Dann, kurz vor sechs Uhr am Abend bin ich beim Dom. Mit geballtem Abendleuten werde ich allumfassend begrüsst und beschallt.

 

Es kommt mir sehr eigenartig vor. Fast 25 Tage war ich meist alleine unterwegs, hatte die gesamte Natur für mich und die Ruhe obendrein. Jetzt, am Dom in Wien herrscht ein derart emsiges Treiben, dass ich einen Moment benötige, um die Freude der Ankunft geniessen zu können.

An einem Stand kaufe ich ein Eis.
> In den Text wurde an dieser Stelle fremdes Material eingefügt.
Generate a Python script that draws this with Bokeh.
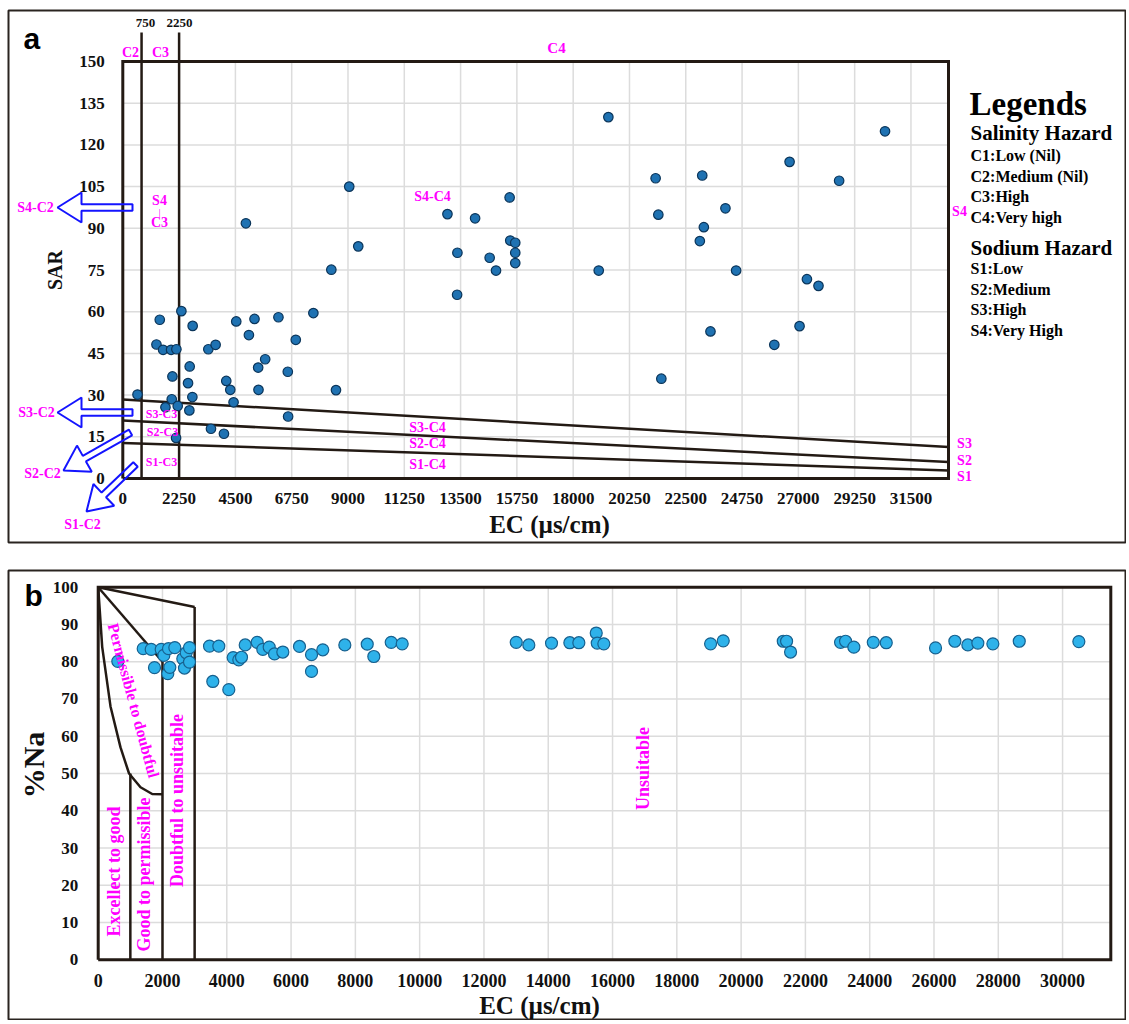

Ich setzte mich auf eine Bank, die Füsse schmerzen. Zu dieser Zeit weiss ich noch nicht, dass ich heute wandernd einen Marathon geleistet habe. Letztlich ist dies aber auch egal.

Ob ich jetzt gute 42 oder “nur” 40 Kilometer laufe, das spielt am Ende einer solchen Tour keine Rolle. Nicht einmal, ob ich 20, 30 oder 40 Kilometer gehabt hätte. Für mich zählen die Eindrücke, all die vielen Bilder der vergangenen 25 Wandertage.

In dieser Zeit habe ich einmal mehr gelernt, irgendwo gibt es immer einen Weg. Und selbst als ich arg über dem Limit war und nur noch auf eigenen Füssen (oder allen vieren) den Berg hinunter wollte, hat mir die Natur viel Kraft gegeben.

Jetzt, wo ich diese letzten Zeilen schreibe, sind bereits wieder zwei Tage vergangen. Morgen geht es mit dem Zug zurück in die Schweiz, zurück in den Alltag am Bürotisch.

Meine Reise vom Bodensee nach Wien ist damit Geschichte. Die starken Bilder und Eindrücke werden bleiben. Mit viel Wonne wandere ich gedanklich die Strecke immer wieder ab. Ohne jede Anstrengung darf ich diese Reise nun in meinem Rucksack legen. Und ja, es gab schon Momente, wo ich das Teil oder den Inhalt am liebsten ausgesetzt hätte. Diese Anstrengung ist aber bereits derart weit weg, dass etwas Gepäck am Rücken kein Vergleich zum Naturerlebnis Wandern darstellt.

Und ja, es mag sein, dass ich zuweilen schlechtes Wetter hatte, aber auch dies erscheint mir rückblickend nicht der Rede wert, denn gerade bei Regen und Schnee erlebte ich eine derart tolle Natur, dass vier Wochen Sonnenschein mir geradezu langweilig erscheinen.

So aber erlebte ich eine Vielfalt, die ich in vollen Zügen vom ersten bis zum letzten Tagen geniessen durfte. Und die paar nicht so lustigen Momente am 23. Wandertag, auch die sind mittlerweile fast schon wieder vergessen.